**DIRECTIONS**
Return the count of lines that hold the string "this", with no other words.

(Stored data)

'''

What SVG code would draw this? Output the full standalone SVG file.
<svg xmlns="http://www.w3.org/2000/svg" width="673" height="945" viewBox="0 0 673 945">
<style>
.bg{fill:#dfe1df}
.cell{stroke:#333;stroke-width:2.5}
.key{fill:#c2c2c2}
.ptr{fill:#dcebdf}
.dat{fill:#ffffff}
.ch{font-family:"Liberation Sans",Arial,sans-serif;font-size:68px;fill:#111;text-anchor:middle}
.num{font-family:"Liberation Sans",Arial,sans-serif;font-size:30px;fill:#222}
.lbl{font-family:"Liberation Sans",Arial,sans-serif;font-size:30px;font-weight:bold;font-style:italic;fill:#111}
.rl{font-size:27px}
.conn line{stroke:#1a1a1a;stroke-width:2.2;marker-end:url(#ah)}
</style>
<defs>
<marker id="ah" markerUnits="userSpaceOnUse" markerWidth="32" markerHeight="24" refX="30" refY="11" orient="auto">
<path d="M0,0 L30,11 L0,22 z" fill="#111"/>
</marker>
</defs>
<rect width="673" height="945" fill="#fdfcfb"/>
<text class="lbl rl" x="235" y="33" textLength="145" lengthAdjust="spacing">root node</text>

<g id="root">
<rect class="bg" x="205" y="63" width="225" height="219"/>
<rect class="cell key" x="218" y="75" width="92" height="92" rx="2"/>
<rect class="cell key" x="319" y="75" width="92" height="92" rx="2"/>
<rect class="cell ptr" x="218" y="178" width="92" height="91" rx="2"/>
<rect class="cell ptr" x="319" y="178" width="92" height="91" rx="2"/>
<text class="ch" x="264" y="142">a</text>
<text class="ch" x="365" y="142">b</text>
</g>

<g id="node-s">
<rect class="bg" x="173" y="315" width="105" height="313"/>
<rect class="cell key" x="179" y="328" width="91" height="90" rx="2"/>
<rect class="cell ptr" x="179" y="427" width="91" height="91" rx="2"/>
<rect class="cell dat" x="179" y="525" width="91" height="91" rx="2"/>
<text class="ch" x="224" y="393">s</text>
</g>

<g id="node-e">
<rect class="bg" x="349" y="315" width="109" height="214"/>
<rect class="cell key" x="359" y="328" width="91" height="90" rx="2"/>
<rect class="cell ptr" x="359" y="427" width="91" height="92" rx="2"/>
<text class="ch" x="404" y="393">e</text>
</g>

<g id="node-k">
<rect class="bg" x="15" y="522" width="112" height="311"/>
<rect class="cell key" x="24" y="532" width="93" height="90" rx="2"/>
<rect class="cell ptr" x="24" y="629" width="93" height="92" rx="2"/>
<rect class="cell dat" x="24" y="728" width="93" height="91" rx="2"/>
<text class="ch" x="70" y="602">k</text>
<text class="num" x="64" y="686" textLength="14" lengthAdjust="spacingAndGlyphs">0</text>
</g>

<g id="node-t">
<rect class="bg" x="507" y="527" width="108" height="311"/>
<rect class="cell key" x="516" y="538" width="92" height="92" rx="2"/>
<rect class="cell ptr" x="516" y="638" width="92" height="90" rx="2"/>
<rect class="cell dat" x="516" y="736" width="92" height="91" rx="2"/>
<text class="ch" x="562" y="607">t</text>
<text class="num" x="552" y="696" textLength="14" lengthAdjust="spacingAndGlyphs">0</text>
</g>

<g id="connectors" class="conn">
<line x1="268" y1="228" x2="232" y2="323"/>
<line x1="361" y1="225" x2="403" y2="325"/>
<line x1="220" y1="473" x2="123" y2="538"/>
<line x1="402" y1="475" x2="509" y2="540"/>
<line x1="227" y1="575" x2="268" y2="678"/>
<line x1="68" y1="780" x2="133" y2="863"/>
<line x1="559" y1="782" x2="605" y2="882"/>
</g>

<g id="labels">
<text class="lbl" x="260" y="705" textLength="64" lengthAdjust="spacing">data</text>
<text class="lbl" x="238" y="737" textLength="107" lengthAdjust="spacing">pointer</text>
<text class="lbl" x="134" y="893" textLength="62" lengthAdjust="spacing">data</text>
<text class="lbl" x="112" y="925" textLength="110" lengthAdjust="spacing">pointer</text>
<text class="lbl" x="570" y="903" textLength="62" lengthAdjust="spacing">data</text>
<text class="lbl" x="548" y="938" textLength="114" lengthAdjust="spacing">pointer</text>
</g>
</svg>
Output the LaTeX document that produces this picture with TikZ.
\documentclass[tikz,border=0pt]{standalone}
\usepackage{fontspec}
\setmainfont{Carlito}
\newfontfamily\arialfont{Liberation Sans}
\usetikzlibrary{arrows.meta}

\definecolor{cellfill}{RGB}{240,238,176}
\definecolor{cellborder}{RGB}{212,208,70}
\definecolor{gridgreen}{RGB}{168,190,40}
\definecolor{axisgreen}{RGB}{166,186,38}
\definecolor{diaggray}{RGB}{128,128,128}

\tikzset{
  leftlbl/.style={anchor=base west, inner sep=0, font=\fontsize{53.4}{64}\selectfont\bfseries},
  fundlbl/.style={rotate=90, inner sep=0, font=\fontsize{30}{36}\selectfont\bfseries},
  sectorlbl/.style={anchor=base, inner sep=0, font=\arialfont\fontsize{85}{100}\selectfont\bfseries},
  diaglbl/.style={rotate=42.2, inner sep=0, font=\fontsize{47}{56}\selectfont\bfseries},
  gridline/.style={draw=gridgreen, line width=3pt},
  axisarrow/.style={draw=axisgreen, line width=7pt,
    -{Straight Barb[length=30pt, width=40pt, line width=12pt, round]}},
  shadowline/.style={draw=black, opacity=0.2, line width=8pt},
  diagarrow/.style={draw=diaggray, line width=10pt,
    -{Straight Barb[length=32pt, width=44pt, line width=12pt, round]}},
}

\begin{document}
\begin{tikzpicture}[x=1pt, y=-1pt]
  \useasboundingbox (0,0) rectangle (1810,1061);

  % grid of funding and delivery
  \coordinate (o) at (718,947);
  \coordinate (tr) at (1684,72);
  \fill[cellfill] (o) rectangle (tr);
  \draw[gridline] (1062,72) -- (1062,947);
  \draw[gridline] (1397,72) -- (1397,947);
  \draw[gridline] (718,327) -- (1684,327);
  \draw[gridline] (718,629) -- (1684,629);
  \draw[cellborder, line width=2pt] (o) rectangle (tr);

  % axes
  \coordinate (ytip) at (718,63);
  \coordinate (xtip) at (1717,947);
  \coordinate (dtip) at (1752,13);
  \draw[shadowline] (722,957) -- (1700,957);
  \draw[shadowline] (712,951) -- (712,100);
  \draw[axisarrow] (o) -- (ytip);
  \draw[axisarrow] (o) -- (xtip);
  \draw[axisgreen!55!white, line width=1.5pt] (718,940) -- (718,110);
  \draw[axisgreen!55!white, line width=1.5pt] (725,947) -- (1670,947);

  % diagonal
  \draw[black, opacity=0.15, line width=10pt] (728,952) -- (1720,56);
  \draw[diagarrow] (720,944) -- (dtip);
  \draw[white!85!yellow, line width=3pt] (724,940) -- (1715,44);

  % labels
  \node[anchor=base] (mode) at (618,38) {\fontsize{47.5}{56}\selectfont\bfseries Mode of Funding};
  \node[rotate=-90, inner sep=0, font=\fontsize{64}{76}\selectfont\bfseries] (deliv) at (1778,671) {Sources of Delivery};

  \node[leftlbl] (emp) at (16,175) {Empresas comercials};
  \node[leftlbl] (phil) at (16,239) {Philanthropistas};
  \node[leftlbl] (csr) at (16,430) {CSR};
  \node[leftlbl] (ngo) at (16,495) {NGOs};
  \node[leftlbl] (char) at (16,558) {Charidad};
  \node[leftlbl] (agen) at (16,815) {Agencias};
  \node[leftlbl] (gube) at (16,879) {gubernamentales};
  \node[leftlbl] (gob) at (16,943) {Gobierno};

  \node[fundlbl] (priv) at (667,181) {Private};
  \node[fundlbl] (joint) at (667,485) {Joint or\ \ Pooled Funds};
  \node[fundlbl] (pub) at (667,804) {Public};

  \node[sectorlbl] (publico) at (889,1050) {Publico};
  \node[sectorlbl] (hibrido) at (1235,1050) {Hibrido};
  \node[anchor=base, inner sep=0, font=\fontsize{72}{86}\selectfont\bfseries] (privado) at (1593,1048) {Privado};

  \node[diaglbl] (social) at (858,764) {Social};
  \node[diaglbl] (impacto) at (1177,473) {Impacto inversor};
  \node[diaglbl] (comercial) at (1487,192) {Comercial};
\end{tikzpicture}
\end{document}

'''

**WORKED SOLUTION**
2